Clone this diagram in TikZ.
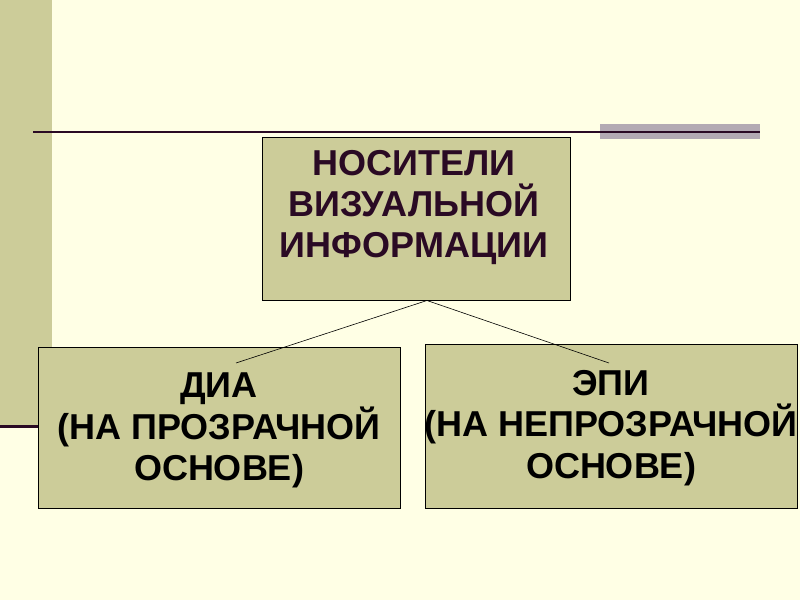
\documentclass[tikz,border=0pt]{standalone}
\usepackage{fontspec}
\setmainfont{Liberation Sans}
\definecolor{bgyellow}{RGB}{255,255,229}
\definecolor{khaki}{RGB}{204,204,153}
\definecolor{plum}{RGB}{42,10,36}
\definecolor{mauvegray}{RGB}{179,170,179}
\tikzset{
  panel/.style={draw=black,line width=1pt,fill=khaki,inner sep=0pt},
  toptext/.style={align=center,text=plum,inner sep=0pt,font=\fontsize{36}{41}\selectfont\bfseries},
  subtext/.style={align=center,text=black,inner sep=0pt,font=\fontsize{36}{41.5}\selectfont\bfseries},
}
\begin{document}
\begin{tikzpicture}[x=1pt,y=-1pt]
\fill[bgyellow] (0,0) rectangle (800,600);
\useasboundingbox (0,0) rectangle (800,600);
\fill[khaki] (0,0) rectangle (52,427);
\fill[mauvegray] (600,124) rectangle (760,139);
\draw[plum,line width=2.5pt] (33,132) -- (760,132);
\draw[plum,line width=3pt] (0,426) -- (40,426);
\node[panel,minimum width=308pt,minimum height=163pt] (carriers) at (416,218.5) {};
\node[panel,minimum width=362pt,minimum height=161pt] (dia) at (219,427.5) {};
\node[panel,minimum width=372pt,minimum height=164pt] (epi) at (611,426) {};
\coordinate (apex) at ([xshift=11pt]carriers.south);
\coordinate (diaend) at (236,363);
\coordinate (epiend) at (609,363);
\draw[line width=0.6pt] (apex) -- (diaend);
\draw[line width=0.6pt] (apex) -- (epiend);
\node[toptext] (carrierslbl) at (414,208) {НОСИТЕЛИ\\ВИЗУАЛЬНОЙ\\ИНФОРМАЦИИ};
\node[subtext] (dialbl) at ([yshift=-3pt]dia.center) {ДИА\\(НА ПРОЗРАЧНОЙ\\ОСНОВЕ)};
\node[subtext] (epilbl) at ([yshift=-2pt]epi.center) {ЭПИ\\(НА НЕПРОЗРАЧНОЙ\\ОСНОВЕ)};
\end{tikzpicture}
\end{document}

###

Set every line down exactly as written, leaving each picture out.

**Solved problem:**
Clone this diagram in TikZ.
\documentclass[tikz,border=0pt]{standalone}
\usepackage{fontspec}
\setmainfont{Liberation Sans}
\definecolor{bgyellow}{RGB}{255,255,229}
\definecolor{khaki}{RGB}{204,204,153}
\definecolor{plum}{RGB}{42,10,36}
\definecolor{mauvegray}{RGB}{179,170,179}
\tikzset{
  panel/.style={draw=black,line width=1pt,fill=khaki,inner sep=0pt},
  toptext/.style={align=center,text=plum,inner sep=0pt,font=\fontsize{36}{41}\selectfont\bfseries},
  subtext/.style={align=center,text=black,inner sep=0pt,font=\fontsize{36}{41.5}\selectfont\bfseries},
}
\begin{document}
\begin{tikzpicture}[x=1pt,y=-1pt]
\fill[bgyellow] (0,0) rectangle (800,600);
\useasboundingbox (0,0) rectangle (800,600);
\fill[khaki] (0,0) rectangle (52,427);
\fill[mauvegray] (600,124) rectangle (760,139);
\draw[plum,line width=2.5pt] (33,132) -- (760,132);
\draw[plum,line width=3pt] (0,426) -- (40,426);
\node[panel,minimum width=308pt,minimum height=163pt] (carriers) at (416,218.5) {};
\node[panel,minimum width=362pt,minimum height=161pt] (dia) at (219,427.5) {};
\node[panel,minimum width=372pt,minimum height=164pt] (epi) at (611,426) {};
\coordinate (apex) at ([xshift=11pt]carriers.south);
\coordinate (diaend) at (236,363);
\coordinate (epiend) at (609,363);
\draw[line width=0.6pt] (apex) -- (diaend);
\draw[line width=0.6pt] (apex) -- (epiend);
\node[toptext] (carrierslbl) at (414,208) {НОСИТЕЛИ\\ВИЗУАЛЬНОЙ\\ИНФОРМАЦИИ};
\node[subtext] (dialbl) at ([yshift=-3pt]dia.center) {ДИА\\(НА ПРОЗРАЧНОЙ\\ОСНОВЕ)};
\node[subtext] (epilbl) at ([yshift=-2pt]epi.center) {ЭПИ\\(НА НЕПРОЗРАЧНОЙ\\ОСНОВЕ)};
\end{tikzpicture}
\end{document}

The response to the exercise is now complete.